Bayern 2 - Das Kalenderblatt


1

25. Januar 1880 Geburtsstunde des Grubenhunds

Arthur Schütz hat ihn entdeckt, den Grubenhund, sozusagen auf die Welt gebracht. Er wusste: der Grubenhund ist eine Ente? Autor: Hellmuth Nordwig

Stand: 25.01.2017 | Archiv

25.01.1880: Geburtsstunde des Grubenhunds

25 Januar

Mittwoch, 25. Januar 2017

Autor(in): Hellmuth Nordwig

Sprecher(in): Hans-Jürgen Stockerl

Illustration: Tobias Kubald

Redaktion: Frank Halbach

Journalisten wird ja oft ein profundes Halbwissen nachgesagt. Eigentlich klar. Wer am Morgen einen Kommentar über Trumps aberwitzige Ideen schreibt und sich mittags an den überfälligen Bericht über die Goldene Palme von Venedig macht - oder war es Cannes? -, der bekommt garantiert am frühen Abend noch eine aktuelle Meldung auf den Tisch: über das Gen, das die menschliche Sexualität steuert. Die muss natürlich auch schnell ins Blatt, da kann man nicht jedem Detail nachgehen.

Rätselhaftes Beben

Schon gar nicht, wenn dann noch die Erde bebt. So wie im November 1911 in Österreich. Kommt dort immer wieder vor, die Alpen wollen schließlich wachsen. Passiert ist weiter nichts, doch die "Neue Freie Presse" zitiert aufgeregte Augenzeugen aus Wien und vielen anderen Teilen der k. u. k. Monarchie: Lampen seien ins Schwingen geraten und Uhren stehen geblieben. Auch ein Doktor Ingenieur Erich Ritter von Winkler meldet sich zu Wort, Assistent der Zentralversuchsanstalt der Ostrau-Karwiner Kohlenbergwerke. Dort habe sich der Zentrifugalregulator ausgekuppelt, die Spannung im Transformator sei wegen der Erdstöße auf 4,7 Atmosphären zurückgegangen. Und dies habe wiederum zwei Schaufeln der Parson-Turbine so stark deformiert, dass er sie sofort gegen Stellringe ausgetauscht habe, um Schlimmeres zu verhindern. Es muss drunter und drüber gegangen sein im Kompressorenraum des Bergwerks. Völlig unerklärlich sei aber, schreibt Ritter von Winkler weiter, "dass mein im Laboratorium schlafender Grubenhund schon eine halbe Stunde vor Beginn des Bebens auffallende Zeichen größter Unruhe gab".

Lore? Grubenhund!

Mit dem Abdruck des Berichts hatte ein gewisser Arthur Schütz eine Wette um tausend Zigaretten gewonnen: Würde die "Neue Freie Presse" merken, dass es sich um bunt zusammengewürfelte Versatzstücke aus der Sprache der Technik handelt? Die beherrschte Schütz, der am 25. Januar 1880 zur Welt gekommen war.

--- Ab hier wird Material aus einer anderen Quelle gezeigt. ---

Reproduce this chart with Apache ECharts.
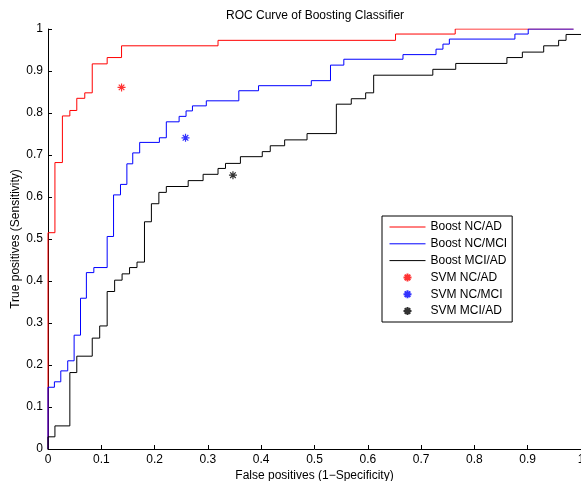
<!DOCTYPE html>
<html>
<head>
<meta charset="utf-8">
<script src="https://cdn.jsdelivr.net/npm/echarts@6/dist/echarts.min.js"></script>
<style>
  html, body { margin: 0; padding: 0; background: #fff; }
  #chart { width: 581px; height: 481px; }
</style>
</head>
<body>
<div id="chart"></div>
<script>
// ROC step points (x = false positive rate, y = true positive rate)
var redFpr = [0, 0, 0.013, 0.027, 0.041, 0.054, 0.069, 0.083, 0.111, 0.138, 0.319, 0.652, 0.764, 0.986]
var redTpr = [0, 0.515, 0.682, 0.793, 0.806, 0.835, 0.848, 0.917, 0.932, 0.960, 0.973, 0.988, 1.0, 1.0]

var blueFpr = [0, 0, 0.012, 0.024, 0.037, 0.049, 0.061, 0.072, 0.086, 0.111, 0.123, 0.136, 0.148, 0.159, 0.172,
  0.209, 0.222, 0.246, 0.259, 0.271, 0.297, 0.358, 0.395, 0.494, 0.530, 0.555, 0.666, 0.728, 0.741, 0.753, 0.876, 0.901, 0.986]
var blueTpr = [0, 0.147, 0.160, 0.186, 0.210, 0.271, 0.359, 0.420, 0.432, 0.506, 0.605, 0.630, 0.679, 0.705, 0.730,
  0.741, 0.779, 0.792, 0.805, 0.817, 0.829, 0.853, 0.865, 0.877, 0.914, 0.928, 0.939, 0.952, 0.964, 0.976, 0.988, 1.0, 1.0]

var blackFpr = [0, 0, 0.013, 0.041, 0.054, 0.083, 0.097, 0.111, 0.125, 0.139, 0.153, 0.167, 0.181, 0.194, 0.208, 0.222,
  0.263, 0.291, 0.319, 0.333, 0.361, 0.402, 0.417, 0.444, 0.486, 0.541, 0.569, 0.596, 0.611, 0.722, 0.765, 0.861,
  0.890, 0.930, 0.958, 0.972, 1.0]
var blackTpr = [0, 0.029, 0.055, 0.182, 0.221, 0.264, 0.293, 0.375, 0.402, 0.417, 0.432, 0.445, 0.541, 0.584, 0.611, 0.625,
  0.639, 0.654, 0.668, 0.680, 0.696, 0.708, 0.722, 0.736, 0.751, 0.821, 0.834, 0.848, 0.890, 0.904, 0.918, 0.932,
  0.945, 0.960, 0.973, 0.987, 0.987]

// SVM operating points [fpr, tpr]
var svmNcAd = [0.138, 0.861]
var svmNcMci = [0.258, 0.741]
var svmMciAd = [0.347, 0.652]

var seriesNames = ['Boost NC/AD', 'Boost NC/MCI', 'Boost MCI/AD', 'SVM NC/AD', 'SVM NC/MCI', 'SVM MCI/AD']
var axisTicks = [0, 0.1, 0.2, 0.3, 0.4, 0.5, 0.6, 0.7, 0.8, 0.9, 1]

var FONT = 'Liberation Sans, Arial, Helvetica, sans-serif'
var ASTERISK = 'path://M4,0L4,8M0,4L8,4M1.2,1.2L6.8,6.8M1.2,6.8L6.8,1.2'

function pairs(xs, ys) {
  return xs.map(function(x, i) { return [x, ys[i]] })
}

function rocLine(name, xs, ys, color) {
  return {
    name: name,
    type: 'line',
    step: 'end',
    symbol: 'none',
    animation: false,
    lineStyle: { color: color, width: 1 },
    itemStyle: { color: color },
    data: pairs(xs, ys)
  }
}

function svmPoint(name, pt, color) {
  return {
    name: name,
    type: 'scatter',
    symbol: ASTERISK,
    symbolSize: 8,
    animation: false,
    itemStyle: { color: color, borderColor: color, borderWidth: 1.2 },
    data: [pt]
  }
}

function valueAxis(name, nameGap, margin) {
  return {
    type: 'value',
    min: axisTicks[0],
    max: axisTicks[axisTicks.length - 1],
    interval: 0.1,
    name: name,
    nameLocation: 'middle',
    nameGap: nameGap,
    nameMoveOverlap: false,
    nameTextStyle: { color: '#000', fontSize: 12, fontFamily: FONT },
    axisLine: { show: true, lineStyle: { color: '#000', width: 1 } },
    axisTick: { show: true, inside: true, length: 4, lineStyle: { color: '#000' } },
    axisLabel: { color: '#000', fontSize: 12, fontFamily: FONT, margin: margin },
    splitLine: { show: false }
  }
}

// legend: plain lines for the ROC curves, asterisks for the SVM points
var legendData = seriesNames.map(function(name, i) {
  if (i < 3) {
    return { name: name, itemStyle: { color: 'transparent', borderWidth: 0, opacity: 0 }, lineStyle: { width: 1 } }
  }
  return { name: name }
})

var chart = echarts.init(document.getElementById('chart'), null, { renderer: 'canvas' })

chart.setOption({
  backgroundColor: '#fff',
  title: {
    text: 'ROC Curve of Boosting Classifier',
    left: 226,
    top: 10,
    padding: 0,
    textStyle: { color: '#000', fontSize: 12, fontWeight: 'normal', fontFamily: FONT }
  },
  grid: {
    left: 48,
    top: 29,
    width: 533,
    height: 420,
    containLabel: false,
    outerBoundsMode: 'none'
  },
  legend: {
    data: legendData,
    orient: 'vertical',
    left: 382,
    top: 216,
    padding: [5, 5, 5, 7],
    itemWidth: 36,
    itemHeight: 8,
    itemGap: 4.8,
    backgroundColor: '#fff',
    borderColor: '#000',
    borderWidth: 1,
    borderRadius: 0,
    textStyle: { color: '#000', fontSize: 12, fontFamily: FONT }
  },
  xAxis: valueAxis('False positives (1\u2212Specificity)', 21, 5),
  yAxis: valueAxis('True positives (Sensitivity)', 26, 5),
  series: [
    rocLine(seriesNames[0], redFpr, redTpr, '#ff0000'),
    rocLine(seriesNames[1], blueFpr, blueTpr, '#0000ff'),
    rocLine(seriesNames[2], blackFpr, blackTpr, '#000000'),
    svmPoint(seriesNames[3], svmNcAd, '#ff0000'),
    svmPoint(seriesNames[4], svmNcMci, '#0000ff'),
    svmPoint(seriesNames[5], svmMciAd, '#000000')
  ]
})
</script>
</body>
</html>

Schließlich war er selbst Ingenieur und gab als Fachmann für Antriebstechnik die "Riementechnischen Mitteilungen" heraus. Die Redakteure fielen herein. Auch weil keiner von ihnen den bergmännischen Ausdruck für eine Lore kannte, nämlich Grubenhund.

Den kultivierte Arthur Schütz in den folgenden Jahren zu einer eigenen literarischen Form, der glaubhaft fachmännischen Leserzuschrift. Anders als seine Verwandte, die Zeitungsente, war der Grubenhund stets wohl durchdachter "Protest gegen die angemaßte Autorität der Druckerschwärze", wie Schütz notierte. Mal klagte er über Betonwürmer oder die Störung durch laut miauende Laufkatzen, mal betrauerte den an einem Ovarialkarzinom verstorbenen Rittmeister Neumann. Der "Reichenberger Zeitung" drehte er das Rubenssche Abendmahl von Leonardo da Vinci an und dem "Völkischen Beobachter" ein als Kinderlied getarntes Gedicht des Juden Heinrich Heine. Er war schon ein Hund, der Schütz.

Die Grubenhunde haben ihn erfreulicherweise überlebt. Sie tauchen als neu entdeckte Tierarten in Fachzeitschriften auf, als detailreich bebilderte Artikel bei Wikipedia und nach wie vor in gutgläubigen Zeitungen. Ein paar von ihnen haben auch jenes Sexual-Gen des Menschen dankbar aufgegriffen. Erfunden hat es ein Student und per Pressemitteilung verbreitet. Nur wenigen Redaktionen war die Kontaktadresse aufgefallen: das Münchner Arthur-Schütz-Institut.